Contribution comes in recognition of World Bee Day

The Sudbury Food Bank got a sweet treat from nickel miner Vale on May 20.

Timed to coincide with World Bee Day, Vale donated 650 jars of honey to the community service group, which was harvested from the apiary kept on the company's Sudbury-area property.

Twenty-five beehives are kept at the nickel miner's regreened slag hills and greenhouse in the community of Copper Cliff, just west of the city proper.

“Our bee colonies have produced an exceptional amount of honey in the past year and we are pleased to donate it to the Sudbury Food Bank,” Quentin Smith, the environmental projects engineer responsible for Vale’s beekeeping in Sudbury, said in a news release.

“At the same time, we’d like to raise awareness about World Bee Day and the importance role bees play in biodiversity as pollinators.”

The United Nations declared May 20 as World Bee Day in 2017 to raise awareness of the importance of bees to the global ecosystem.

Bees are significant pollinators – for food and flowers – but their populations have been threatened in recent years due to environmental impacts.

Vale first established its beekeeping project in 2014 as part of an overarching biodiversity action plan designed to enhance its reclamation efforts on old slag piles.
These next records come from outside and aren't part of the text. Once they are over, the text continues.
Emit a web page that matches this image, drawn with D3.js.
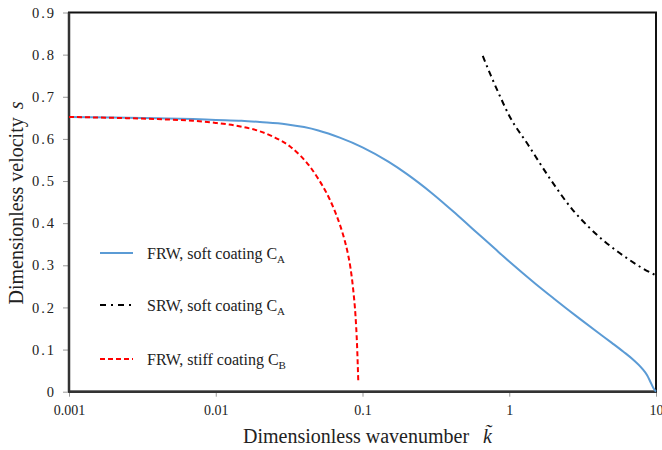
<!DOCTYPE html>
<html>
<head>
<meta charset="utf-8">
<script src="https://cdn.jsdelivr.net/npm/d3@7"></script>
<style>
  html, body { margin: 0; padding: 0; background: #fff; }
  svg { display: block; font-family: "Liberation Serif", "Times New Roman", serif; }
</style>
</head>
<body>
<svg id="chart" width="662" height="450"></svg>
<script>
// Dispersion curves: dimensionless velocity s versus wavenumber k (log scale)
const frwSoftK = [0.001, 0.002, 0.004, 0.007, 0.01, 0.015, 0.02, 0.03, 0.04, 0.05, 0.07, 0.1, 0.15, 0.2, 0.3, 0.45, 0.6, 0.8, 1.0, 1.5, 2.0, 3.0, 4.0, 5.0, 6.0, 7.0, 8.0, 8.7, 9.2, 9.6, 10];
const frwSoftS = [0.652, 0.651, 0.649, 0.647, 0.645, 0.643, 0.640, 0.635, 0.628, 0.620, 0.603, 0.580, 0.546, 0.517, 0.470, 0.417, 0.378, 0.339, 0.309, 0.257, 0.222, 0.174, 0.141, 0.116, 0.095, 0.076, 0.056, 0.039, 0.022, 0.009, 0.0];

const srwSoftK = [0.66, 0.75, 0.85, 1.0, 1.35, 1.9, 2.73, 3.5, 4.38, 5.5, 6.65, 8.0, 10];
const srwSoftS = [0.797, 0.750, 0.707, 0.655, 0.585, 0.505, 0.430, 0.390, 0.359, 0.332, 0.312, 0.294, 0.276];

const frwStiffK = [0.001, 0.002, 0.004, 0.007, 0.01, 0.015, 0.02, 0.025, 0.0321, 0.038, 0.0439, 0.05, 0.057, 0.0635, 0.0702, 0.0748, 0.079, 0.0828, 0.0865, 0.0896, 0.0918, 0.0936];
const frwStiffS = [0.652, 0.650, 0.647, 0.643, 0.638, 0.629, 0.618, 0.604, 0.582, 0.559, 0.534, 0.505, 0.471, 0.436, 0.396, 0.365, 0.332, 0.294, 0.241, 0.180, 0.111, 0.024];

const xTicks = [0.001, 0.01, 0.1, 1, 10];
const xTickLabels = ["0.001", "0.01", "0.1", "1", "10"];
const yTicks = [0, 0.1, 0.2, 0.3, 0.4, 0.5, 0.6, 0.7, 0.8, 0.9];
const yTickLabels = ["0", "0.1", "0.2", "0.3", "0.4", "0.5", "0.6", "0.7", "0.8", "0.9"];

const svg = d3.select("#chart");
const plotLeft = 69, plotRight = 656, plotTop = 12.5, plotBottom = 391.7;

const x = d3.scaleLog().domain([0.001, 10]).range([plotLeft, plotRight]);
const y = d3.scaleLinear().domain([0, 0.9]).range([plotBottom, plotTop]);

// axes (ticks + labels)
const xAxis = d3.axisBottom(x).tickValues(xTicks)
  .tickFormat((d, i) => xTickLabels[i]).tickSize(5).tickPadding(8);
const gx = svg.append("g").attr("transform", `translate(0,${plotBottom})`).call(xAxis);
gx.select(".domain").remove();
gx.selectAll(".tick line").attr("stroke", "#999");
gx.selectAll(".tick text").attr("font-size", 14).attr("fill", "#222")
  .attr("font-family", "Liberation Serif");

const yAxis = d3.axisLeft(y).tickValues(yTicks)
  .tickFormat((d, i) => yTickLabels[i]).tickSize(6).tickPadding(9);
const gy = svg.append("g").attr("transform", `translate(${plotLeft},0)`).call(yAxis);
gy.select(".domain").remove();
gy.selectAll(".tick line").attr("stroke", "#999");
gy.selectAll(".tick text").attr("font-size", 14.5).attr("fill", "#222")
  .attr("font-family", "Liberation Serif").attr("letter-spacing", 2).attr("dx", 2);

// plot frame
svg.append("rect").attr("x", plotLeft).attr("y", plotTop)
  .attr("width", plotRight - plotLeft).attr("height", plotBottom - plotTop)
  .attr("fill", "none").attr("stroke", "#111").attr("stroke-width", 2);
svg.append("line").attr("x1", plotLeft).attr("x2", plotRight).attr("y1", plotBottom).attr("y2", plotBottom)
  .attr("stroke", "#333").attr("stroke-width", 2.5);
svg.append("line").attr("x1", plotLeft).attr("x2", plotLeft).attr("y1", plotTop).attr("y2", plotBottom)
  .attr("stroke", "#333").attr("stroke-width", 2.5);

// curves
const line = d3.line().x(d => x(d[0])).y(d => y(d[1])).curve(d3.curveMonotoneX);
const zip = (ks, ss) => ks.map((k, i) => [k, ss[i]]);

const series = [
  { pts: zip(frwSoftK, frwSoftS), color: "#5b9bd5", dash: null, width: 2 },
  { pts: zip(srwSoftK, srwSoftS), color: "#000", dash: "6,4,2,4", width: 2 },
  { pts: zip(frwStiffK, frwStiffS), color: "#ff0000", dash: "5,3", width: 2 }
];
series.forEach(s => {
  svg.append("path").attr("d", line(s.pts)).attr("fill", "none")
    .attr("stroke", s.color).attr("stroke-width", s.width)
    .attr("stroke-dasharray", s.dash);
});

// legend
const legendItems = [
  { name: "FRW, soft coating C", sub: "A", color: "#5b9bd5", dash: null, y: 253 },
  { name: "SRW, soft coating C", sub: "A", color: "#000", dash: "6,5,2,5", y: 305 },
  { name: "FRW, stiff coating C", sub: "B", color: "#ff0000", dash: "5,3", y: 359 }
];
legendItems.forEach(it => {
  svg.append("line").attr("x1", 100).attr("x2", 133).attr("y1", it.y).attr("y2", it.y)
    .attr("stroke", it.color).attr("stroke-width", 2).attr("stroke-dasharray", it.dash);
  const t = svg.append("text").attr("x", 147).attr("y", it.y + 6)
    .attr("font-size", 16).attr("fill", "#222");
  t.append("tspan").text(it.name);
  t.append("tspan").attr("font-size", 11).attr("dy", 4).text(it.sub);
});

// axis titles
const xt = svg.append("text").attr("x", 243).attr("y", 443)
  .attr("font-size", 20).attr("fill", "#222");
xt.append("tspan").text("Dimensionless wavenumber");
xt.append("tspan").attr("dx", 14).attr("font-style", "italic").text("k\u0303");

const yt = svg.append("text").attr("transform", "translate(23,203) rotate(-90)")
  .attr("text-anchor", "middle").attr("font-size", 20).attr("fill", "#222");
yt.append("tspan").text("Dimensionless velocity");
yt.append("tspan").attr("dx", 8).attr("font-style", "italic").text("s");
</script>
</body>
</html>
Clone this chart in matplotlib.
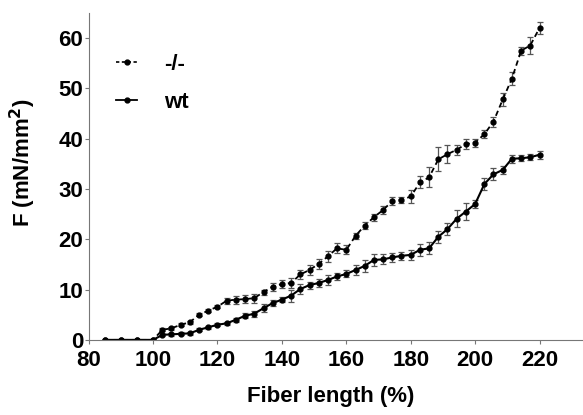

In addition to beekeeping, the company has cultivated milkweed to attract butterflies, planted thousands of trees annually, and raised and released fish as part of a local fish-stocking program.

These efforts earned Vale an Environmental Excellence Award under Towards Sustainable Mining (TSM), a program of the Canadian Institute of Mining, Metallurgy and Petroleum, in 2018.

Honey donated to the Sudbury Food Bank will be distributed to the organization's member agencies, which support 8,500 people every month.